Михаил Петрович Иванов, напротив, имел сердце мягкое. Жизнь не только не ожесточила, а еще больше разрыхлила его сердце. Чтобы, не дай Бог, не обидеть собеседника, он мог скрывать свои мысли или высказывать их столь по-доброму, что это звучало бесхребетным подхалимажем. Миша вечно жалел людей. Людям же гораздо приятнее слышать елей, чем все остальное. Поэтому, в угоду друзьям и знакомым, Михаил Петрович гнул спину. И когда он изредка вдруг позволял себе произнести правду, пусть и в очень мягкой форме, на него с непривычки злились, обижались, даже возмущались. От Михаила Петровича все и всегда ждали исключительно понимания, поддержки и одобрения. Их он обычно и раздавал безвозмездно. Сам же, хоть и оставался на преподавательской работе в Государственном открытом университете, ушел в свой мир, разъехался со второй женой, живя вдвоем с дочерью-студенткой, погрузился в домашнюю нирвану. Часто выпивал сам с собой, читал ночами напролет, потом, если имел возможность, – спал до полудня, в перерывах между преподаванием, сном и выпивкой писал нескончаемые заметки с репетиционным названием «Так жить нельзя». В заметках рассматривались бесконечные перегибы и завихрения русской жизни. Про Антона он говорил Савве: «Ты знаешь, я часто думаю об Антоне, и чем больше я о нем думаю, тем он от меня дальше». Оба – и Антон Денисович, и Михаил Петрович – на протяжении последних лет десяти общались исключительно с Саввой Алексеевичем, но почти никогда напрямую друг с другом.
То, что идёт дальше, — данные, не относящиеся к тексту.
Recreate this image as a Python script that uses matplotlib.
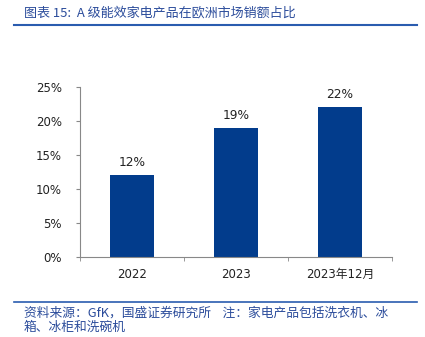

Как-то Михаил Петрович позвонил любимому другу и с воодушевлением новобранца, идущего на правое дело, сообщил, что хочет услышать мнение о своей статье. Срочно пригласил в гости. Дома дал прочесть статью, которую, по его словам, одобрили соратники с кафедры. Статья была только что опубликована в университетской газете и называлась «Быть гражданином». Основная мысль сводилась к полному отсутствию в стенах сегодняшних юридических вузов национальной идеи. Речь шла о пренебрежении преемственностью поколений, о том, что журналом «Гражданин» с ответственным в свое время редактором в лице Федора Михайловича Достоевского в воздухе даже и не пахнет, ибо быть сегодня гражданином вроде бы даже и стыдно. Затрагивался правовой нигилизм студентов, в котором по большей части они не виноваты, потому как юридические учебные пособия насквозь пропитаны коммерческой конъюнктурой, и этот поток антигражданской по сути макулатуры, состряпанной некими таинственными адептами-вредителями, продуман и целенаправлен. Упоминалось о сухой казенщине, мертвечине стиля не только учебников, но и устных лекций некоторых «заслуженных деятелей», об их порой с трудом скрываемом презрении к собственной стране и ее гражданам, словно «деятели» эти не хотят видеть перед собой молодую ищущую аудиторию, способную изменить хоть что-нибудь в лучшую сторону. И как следствие, добрая половина выпускников по вполне понятным причинам жаждет стать чиновниками, а другая часть – уехать из страны навсегда куда подальше и т. д. и т. п.
Савва Алексеевич видел, как дорога Михаилу Петровичу эта статья. Но, поостывший в последние годы к социальным проблемам, откровенно статьей пренебрег. Может быть, оттого, что в ней не было, да и не могло быть, конкретных рецептов по излечению общественной язвы. Окончательно разметав на следующий день статью по телефону, Савва Алексеевич свято верил, что выносит другу необходимый душеспасительный приговор. Он полагал, что в этом состоит его долг перед их старинной дружбой. Но отчего-то потом было тошно. Он мучился. Возможно, оттого, что не мог и не хотел признаться себе: иная правда хуже пистолета. Да и правда ли это? Не слишком ли много развелось махнувших на все рукой и помалкивающих в тряпочку? А Миша подал пусть слабый, но все же голос? Доктора исподволь точил вопрос, не вонзил ли он в сердце друга тот злополучный ядовитый кинжал, который некогда блеснул в руках Антона, по рукоятку вошел в его собственное сердце, оставаясь торчать из него 14 лет. С той только разницей, что в ту пору все они были значительно моложе и могли держать удар.